— Start —

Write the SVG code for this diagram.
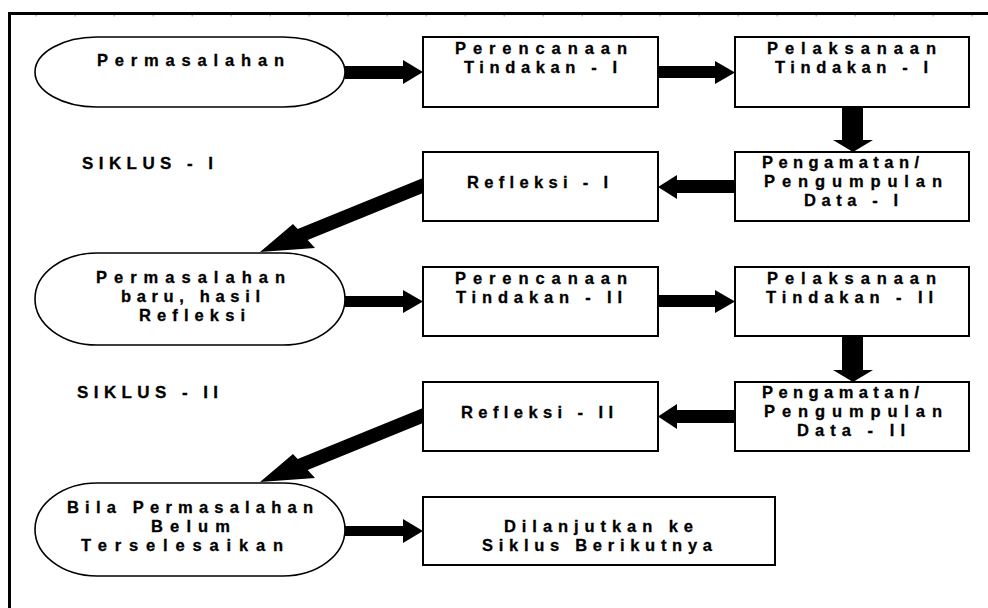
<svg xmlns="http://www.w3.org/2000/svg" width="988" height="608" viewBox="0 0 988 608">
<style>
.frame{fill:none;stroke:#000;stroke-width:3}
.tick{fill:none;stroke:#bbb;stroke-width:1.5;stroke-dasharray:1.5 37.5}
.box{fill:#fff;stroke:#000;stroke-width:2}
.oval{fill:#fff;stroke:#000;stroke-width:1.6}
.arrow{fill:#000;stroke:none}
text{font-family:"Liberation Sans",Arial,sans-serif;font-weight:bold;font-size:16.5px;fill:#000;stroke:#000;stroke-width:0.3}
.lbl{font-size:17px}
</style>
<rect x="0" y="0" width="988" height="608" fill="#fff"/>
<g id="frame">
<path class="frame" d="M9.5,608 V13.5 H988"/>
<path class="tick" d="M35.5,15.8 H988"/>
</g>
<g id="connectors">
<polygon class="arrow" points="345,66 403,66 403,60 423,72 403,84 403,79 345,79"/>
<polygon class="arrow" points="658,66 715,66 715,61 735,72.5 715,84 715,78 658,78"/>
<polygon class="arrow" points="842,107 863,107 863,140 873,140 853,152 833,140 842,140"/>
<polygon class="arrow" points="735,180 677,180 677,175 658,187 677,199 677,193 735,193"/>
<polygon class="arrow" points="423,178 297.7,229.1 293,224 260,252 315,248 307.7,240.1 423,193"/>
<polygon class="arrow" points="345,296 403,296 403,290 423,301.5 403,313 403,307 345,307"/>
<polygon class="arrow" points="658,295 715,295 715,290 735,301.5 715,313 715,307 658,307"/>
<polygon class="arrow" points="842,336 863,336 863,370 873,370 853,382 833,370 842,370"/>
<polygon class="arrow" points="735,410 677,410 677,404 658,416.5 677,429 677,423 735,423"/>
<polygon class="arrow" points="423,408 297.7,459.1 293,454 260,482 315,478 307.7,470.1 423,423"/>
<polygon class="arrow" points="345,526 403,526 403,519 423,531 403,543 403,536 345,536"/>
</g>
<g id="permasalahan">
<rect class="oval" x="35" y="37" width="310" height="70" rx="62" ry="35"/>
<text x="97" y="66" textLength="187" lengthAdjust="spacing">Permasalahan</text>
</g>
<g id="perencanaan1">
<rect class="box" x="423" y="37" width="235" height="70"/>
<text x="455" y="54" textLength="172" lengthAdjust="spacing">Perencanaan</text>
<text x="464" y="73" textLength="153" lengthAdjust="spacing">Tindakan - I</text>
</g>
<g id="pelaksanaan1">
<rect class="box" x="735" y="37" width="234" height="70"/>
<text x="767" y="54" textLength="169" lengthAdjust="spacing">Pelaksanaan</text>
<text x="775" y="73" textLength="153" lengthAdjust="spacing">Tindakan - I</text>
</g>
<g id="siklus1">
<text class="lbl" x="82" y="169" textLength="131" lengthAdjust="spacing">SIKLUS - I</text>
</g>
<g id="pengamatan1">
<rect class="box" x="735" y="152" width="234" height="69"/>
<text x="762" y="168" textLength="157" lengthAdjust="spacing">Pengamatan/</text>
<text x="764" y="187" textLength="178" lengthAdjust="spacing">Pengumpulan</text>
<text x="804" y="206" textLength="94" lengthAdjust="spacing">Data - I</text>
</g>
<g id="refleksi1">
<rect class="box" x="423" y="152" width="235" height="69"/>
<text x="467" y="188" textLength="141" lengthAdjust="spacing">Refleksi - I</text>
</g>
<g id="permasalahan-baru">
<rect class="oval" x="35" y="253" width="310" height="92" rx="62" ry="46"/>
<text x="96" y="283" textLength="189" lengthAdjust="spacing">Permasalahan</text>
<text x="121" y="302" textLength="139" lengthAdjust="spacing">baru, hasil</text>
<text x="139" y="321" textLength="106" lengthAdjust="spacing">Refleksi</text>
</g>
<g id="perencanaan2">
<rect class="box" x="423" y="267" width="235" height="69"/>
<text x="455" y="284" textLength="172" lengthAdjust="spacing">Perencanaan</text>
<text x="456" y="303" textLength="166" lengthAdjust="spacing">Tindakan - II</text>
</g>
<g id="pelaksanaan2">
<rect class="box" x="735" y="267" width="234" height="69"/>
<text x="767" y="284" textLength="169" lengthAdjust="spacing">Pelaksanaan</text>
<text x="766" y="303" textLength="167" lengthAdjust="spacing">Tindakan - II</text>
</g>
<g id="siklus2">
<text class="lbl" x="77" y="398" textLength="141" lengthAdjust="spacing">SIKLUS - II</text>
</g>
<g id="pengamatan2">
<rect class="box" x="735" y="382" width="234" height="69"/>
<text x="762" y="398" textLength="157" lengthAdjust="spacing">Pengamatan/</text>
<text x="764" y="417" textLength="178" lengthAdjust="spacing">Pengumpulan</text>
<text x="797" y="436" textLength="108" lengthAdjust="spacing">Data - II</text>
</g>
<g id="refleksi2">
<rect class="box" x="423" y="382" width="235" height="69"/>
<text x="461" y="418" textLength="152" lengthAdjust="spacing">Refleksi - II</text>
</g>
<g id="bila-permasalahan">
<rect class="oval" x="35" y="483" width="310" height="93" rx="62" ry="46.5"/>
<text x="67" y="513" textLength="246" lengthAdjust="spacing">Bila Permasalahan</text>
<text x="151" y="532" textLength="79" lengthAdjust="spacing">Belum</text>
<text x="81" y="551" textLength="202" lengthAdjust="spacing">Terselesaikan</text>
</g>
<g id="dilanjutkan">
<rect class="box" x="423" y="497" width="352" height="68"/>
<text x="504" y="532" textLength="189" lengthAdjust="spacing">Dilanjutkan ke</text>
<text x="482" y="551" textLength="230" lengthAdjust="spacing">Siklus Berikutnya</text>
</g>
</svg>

— End —

▸ WHAT IS NEEDED
Exactly as written, return every line of the listing, but not the pictures.

▸ TASK OUTPUT
Write the SVG code for this diagram.
<svg xmlns="http://www.w3.org/2000/svg" width="988" height="608" viewBox="0 0 988 608">
<style>
.frame{fill:none;stroke:#000;stroke-width:3}
.tick{fill:none;stroke:#bbb;stroke-width:1.5;stroke-dasharray:1.5 37.5}
.box{fill:#fff;stroke:#000;stroke-width:2}
.oval{fill:#fff;stroke:#000;stroke-width:1.6}
.arrow{fill:#000;stroke:none}
text{font-family:"Liberation Sans",Arial,sans-serif;font-weight:bold;font-size:16.5px;fill:#000;stroke:#000;stroke-width:0.3}
.lbl{font-size:17px}
</style>
<rect x="0" y="0" width="988" height="608" fill="#fff"/>
<g id="frame">
<path class="frame" d="M9.5,608 V13.5 H988"/>
<path class="tick" d="M35.5,15.8 H988"/>
</g>
<g id="connectors">
<polygon class="arrow" points="345,66 403,66 403,60 423,72 403,84 403,79 345,79"/>
<polygon class="arrow" points="658,66 715,66 715,61 735,72.5 715,84 715,78 658,78"/>
<polygon class="arrow" points="842,107 863,107 863,140 873,140 853,152 833,140 842,140"/>
<polygon class="arrow" points="735,180 677,180 677,175 658,187 677,199 677,193 735,193"/>
<polygon class="arrow" points="423,178 297.7,229.1 293,224 260,252 315,248 307.7,240.1 423,193"/>
<polygon class="arrow" points="345,296 403,296 403,290 423,301.5 403,313 403,307 345,307"/>
<polygon class="arrow" points="658,295 715,295 715,290 735,301.5 715,313 715,307 658,307"/>
<polygon class="arrow" points="842,336 863,336 863,370 873,370 853,382 833,370 842,370"/>
<polygon class="arrow" points="735,410 677,410 677,404 658,416.5 677,429 677,423 735,423"/>
<polygon class="arrow" points="423,408 297.7,459.1 293,454 260,482 315,478 307.7,470.1 423,423"/>
<polygon class="arrow" points="345,526 403,526 403,519 423,531 403,543 403,536 345,536"/>
</g>
<g id="permasalahan">
<rect class="oval" x="35" y="37" width="310" height="70" rx="62" ry="35"/>
<text x="97" y="66" textLength="187" lengthAdjust="spacing">Permasalahan</text>
</g>
<g id="perencanaan1">
<rect class="box" x="423" y="37" width="235" height="70"/>
<text x="455" y="54" textLength="172" lengthAdjust="spacing">Perencanaan</text>
<text x="464" y="73" textLength="153" lengthAdjust="spacing">Tindakan - I</text>
</g>
<g id="pelaksanaan1">
<rect class="box" x="735" y="37" width="234" height="70"/>
<text x="767" y="54" textLength="169" lengthAdjust="spacing">Pelaksanaan</text>
<text x="775" y="73" textLength="153" lengthAdjust="spacing">Tindakan - I</text>
</g>
<g id="siklus1">
<text class="lbl" x="82" y="169" textLength="131" lengthAdjust="spacing">SIKLUS - I</text>
</g>
<g id="pengamatan1">
<rect class="box" x="735" y="152" width="234" height="69"/>
<text x="762" y="168" textLength="157" lengthAdjust="spacing">Pengamatan/</text>
<text x="764" y="187" textLength="178" lengthAdjust="spacing">Pengumpulan</text>
<text x="804" y="206" textLength="94" lengthAdjust="spacing">Data - I</text>
</g>
<g id="refleksi1">
<rect class="box" x="423" y="152" width="235" height="69"/>
<text x="467" y="188" textLength="141" lengthAdjust="spacing">Refleksi - I</text>
</g>
<g id="permasalahan-baru">
<rect class="oval" x="35" y="253" width="310" height="92" rx="62" ry="46"/>
<text x="96" y="283" textLength="189" lengthAdjust="spacing">Permasalahan</text>
<text x="121" y="302" textLength="139" lengthAdjust="spacing">baru, hasil</text>
<text x="139" y="321" textLength="106" lengthAdjust="spacing">Refleksi</text>
</g>
<g id="perencanaan2">
<rect class="box" x="423" y="267" width="235" height="69"/>
<text x="455" y="284" textLength="172" lengthAdjust="spacing">Perencanaan</text>
<text x="456" y="303" textLength="166" lengthAdjust="spacing">Tindakan - II</text>
</g>
<g id="pelaksanaan2">
<rect class="box" x="735" y="267" width="234" height="69"/>
<text x="767" y="284" textLength="169" lengthAdjust="spacing">Pelaksanaan</text>
<text x="766" y="303" textLength="167" lengthAdjust="spacing">Tindakan - II</text>
</g>
<g id="siklus2">
<text class="lbl" x="77" y="398" textLength="141" lengthAdjust="spacing">SIKLUS - II</text>
</g>
<g id="pengamatan2">
<rect class="box" x="735" y="382" width="234" height="69"/>
<text x="762" y="398" textLength="157" lengthAdjust="spacing">Pengamatan/</text>
<text x="764" y="417" textLength="178" lengthAdjust="spacing">Pengumpulan</text>
<text x="797" y="436" textLength="108" lengthAdjust="spacing">Data - II</text>
</g>
<g id="refleksi2">
<rect class="box" x="423" y="382" width="235" height="69"/>
<text x="461" y="418" textLength="152" lengthAdjust="spacing">Refleksi - II</text>
</g>
<g id="bila-permasalahan">
<rect class="oval" x="35" y="483" width="310" height="93" rx="62" ry="46.5"/>
<text x="67" y="513" textLength="246" lengthAdjust="spacing">Bila Permasalahan</text>
<text x="151" y="532" textLength="79" lengthAdjust="spacing">Belum</text>
<text x="81" y="551" textLength="202" lengthAdjust="spacing">Terselesaikan</text>
</g>
<g id="dilanjutkan">
<rect class="box" x="423" y="497" width="352" height="68"/>
<text x="504" y="532" textLength="189" lengthAdjust="spacing">Dilanjutkan ke</text>
<text x="482" y="551" textLength="230" lengthAdjust="spacing">Siklus Berikutnya</text>
</g>
</svg>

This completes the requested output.